_Records shown_.
-- START --

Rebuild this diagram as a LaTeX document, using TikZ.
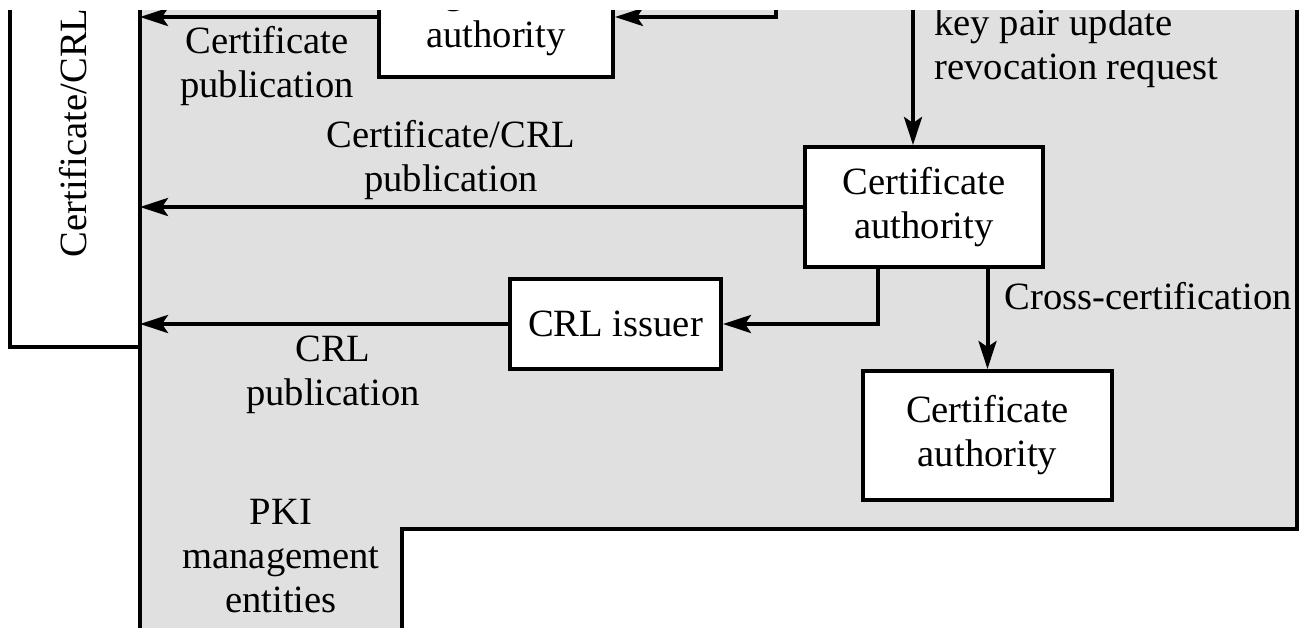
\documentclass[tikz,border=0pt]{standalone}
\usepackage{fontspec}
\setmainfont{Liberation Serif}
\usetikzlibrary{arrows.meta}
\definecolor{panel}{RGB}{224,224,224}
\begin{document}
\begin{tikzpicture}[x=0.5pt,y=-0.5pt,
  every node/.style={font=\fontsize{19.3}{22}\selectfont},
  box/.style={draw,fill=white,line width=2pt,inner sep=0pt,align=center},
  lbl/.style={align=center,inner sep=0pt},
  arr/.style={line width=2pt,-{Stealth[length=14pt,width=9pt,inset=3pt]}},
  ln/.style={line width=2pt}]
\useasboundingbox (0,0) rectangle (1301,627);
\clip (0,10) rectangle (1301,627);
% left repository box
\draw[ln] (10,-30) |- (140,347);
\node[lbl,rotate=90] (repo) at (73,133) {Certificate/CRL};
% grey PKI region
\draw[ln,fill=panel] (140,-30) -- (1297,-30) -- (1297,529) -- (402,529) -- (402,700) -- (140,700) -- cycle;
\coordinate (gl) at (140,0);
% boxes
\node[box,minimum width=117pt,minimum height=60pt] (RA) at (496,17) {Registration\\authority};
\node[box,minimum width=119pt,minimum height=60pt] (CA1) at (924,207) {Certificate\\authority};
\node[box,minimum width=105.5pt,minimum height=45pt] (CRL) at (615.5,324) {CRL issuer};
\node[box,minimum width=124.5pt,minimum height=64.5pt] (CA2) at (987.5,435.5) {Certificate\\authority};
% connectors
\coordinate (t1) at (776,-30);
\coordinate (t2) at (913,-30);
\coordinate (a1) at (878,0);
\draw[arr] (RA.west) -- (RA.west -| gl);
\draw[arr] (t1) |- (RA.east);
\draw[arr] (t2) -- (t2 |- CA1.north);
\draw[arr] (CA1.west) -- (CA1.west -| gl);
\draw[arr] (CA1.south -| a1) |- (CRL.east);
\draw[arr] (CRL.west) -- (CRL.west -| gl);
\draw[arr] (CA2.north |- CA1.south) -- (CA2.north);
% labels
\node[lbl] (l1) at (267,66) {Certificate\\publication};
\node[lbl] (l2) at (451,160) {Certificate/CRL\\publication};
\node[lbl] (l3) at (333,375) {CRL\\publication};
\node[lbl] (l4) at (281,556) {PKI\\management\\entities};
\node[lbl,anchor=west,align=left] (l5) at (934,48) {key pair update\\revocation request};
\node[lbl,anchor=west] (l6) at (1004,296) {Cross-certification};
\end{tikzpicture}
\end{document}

-- END --
-- START --

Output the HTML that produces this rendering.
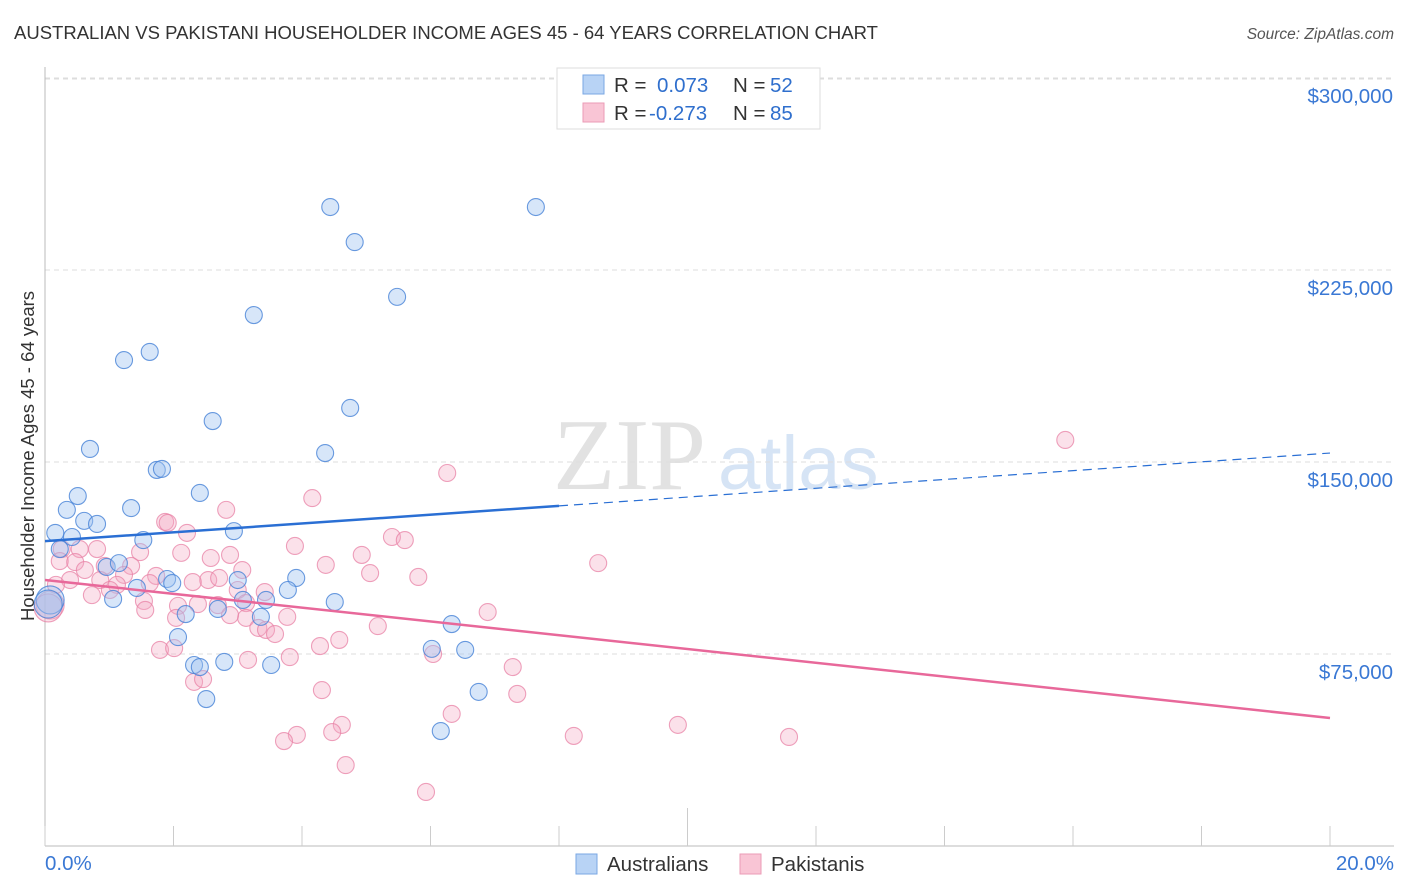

-- END --

_What is expected_.
Count the lines in the records above that contain the word "this", and reply with only that number.

_Task output_.
2